"Timothy Green" sprouts sweet, not cloying, fable




The Odd Life of Timothy Green (2012)
100 min., rated PG.

Old-fashioned, modern-day fables targeted for families are hard to find. Today's market regularly churns out moneyed animated sequels and kid-friendly fare, littered with bathroom humor and pop-culture references, that fresh ideas seemed hopeless. "The Odd Life of Timothy Green" has neither. Luckily, an original idea sprouted into the head of producer Ahmet Zappa and the film itself turns out to be one of Disney's best live-action offerings in years. Adapting the screenplay from Zappa, writer-director Peter Hedges (2007's "Dan in Real Life") grounds the mystical premise in the real world, while gracefully embracing its underlying message that there's nothing wrong with being different. This is a sentimental but endearing and sincerely told tale that's not encumbered by heavy-handedness or eye-rolling corniness.

The setup might be odd—young children will load their parents up with questions on the way home—but it's magical realism in essence. In the industry town of Stanleyville, where pencils are made, loving married couple Cindy and Jim Green (Jennifer Garner, Joel Edgerton) try to conceive a child the natural way but are having no luck. At the end of their ropes, they have a little wine and start writing down qualities of the child they would've liked to call their own. Being honest to a fault, having a good sense of humor, being musical and artistic, and being able to make a winning goal in his first soccer game are just a few of the attributes that are put into a wooden box and buried into the ground of the Greens' vegetable garden. Then, a miracle happens. Following a magical rainstorm, a 10-year-old boy named Timothy (CJ Adams), caked in mud, comes out of the ground and into the couple's life. He's their own little miracle, but comes with one tiny, obvious oddity: he has green, unclippable leaves growing around his ankles. Knee socks can't take care of that for long.

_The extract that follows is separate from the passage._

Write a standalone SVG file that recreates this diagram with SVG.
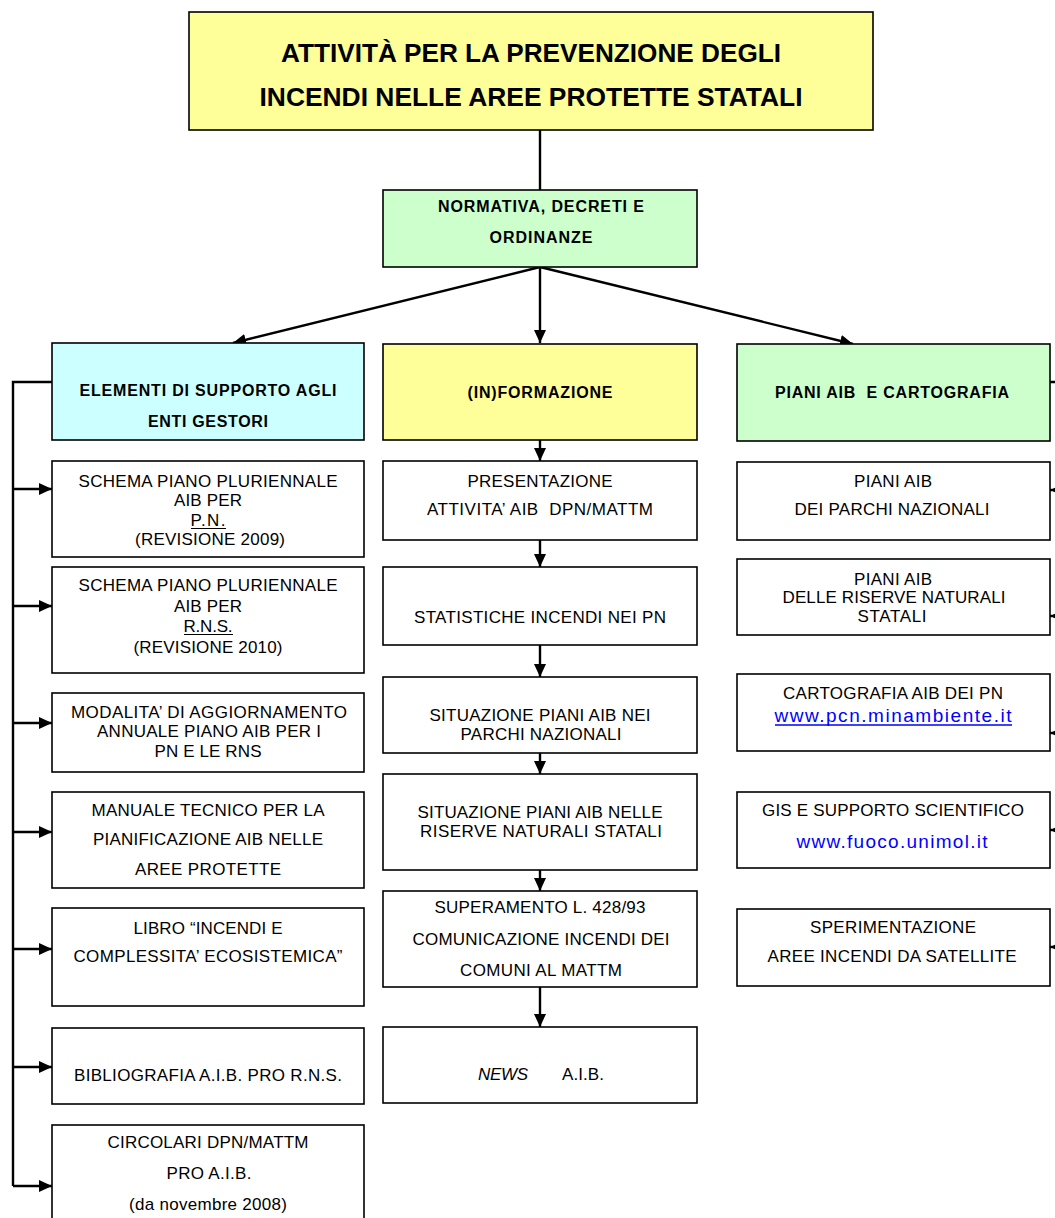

"The Odd Life of Timothy Green" could be compared to "Pinocchio," "Forrest Gump," and "The Curious Case of Benjamin Button," but it's special enough to stand on its own two, leafy feet. For a Disneyed production, adult issues of conception and adoption are handled with honesty and sensitivity. Then, once Timothy grows out of the soil, he inevitably changes people's lives. You know that when Jim's pencil factory is experiencing layoffs by his shifty boss (Ron Livingston), his magical boy will make things right. Everyone quickly accepts that the Greens have a 10-year-old child all of a sudden, and at times, Timothy is turned into the town's saint, but the film is really about the boy being the son Cindy and Jim always wanted. He's near-perfect in their eyes and odd to others. After Timothy is picked on at school, a girl named Joni (Odeya Rush) sees something in him. Like how he covers his leaves with socks, she's self-conscious about her own birthmark. The times they share together in the woods are sweet and innocent. There's a crowd-pleasing scene, where Cindy's undermining soccer-mom of a sister (Rosemarie DeWitt) puts the "musical" Timothy on the spot at a family music recital and he surprises everyone with an impromptu performance with Mom and Dad. Where the story ultimately ends up isn't hard to predict, given the wraparound scenes with an adoption agency official (Shohreh Aghdashloo), but the final outcome is emotionally gratifying.

Garner and Edgerton are charming and touching as Cindy and Jim, making us root for this couple. As the titular Timothy Green, Adams is simply wonderful, like the first time Haley Joel Osment graced us with his presence. Played by an appealingly eclectic cast—DeWitt, Livingston, David Morse, and Common—the supporting characters are just cardboard clichés. However, M. Emmet Walsh and Lois Smith are delightful as Cindy's Uncle Bub and Aunt Mel, the former taking a particular liking to Timothy and his humor. Also, Dianne Wiest is fun to watch as Cindy's crabby, whisker-chinned boss at the local pencil museum. The film is what audiences might call "feel-good," but the emotions are gentle and genuine without being cloying or condescending. Now, if Hollywood could only put a box of good ideas in the ground and spring up another quality family film like "The Odd Life of Timothy Green."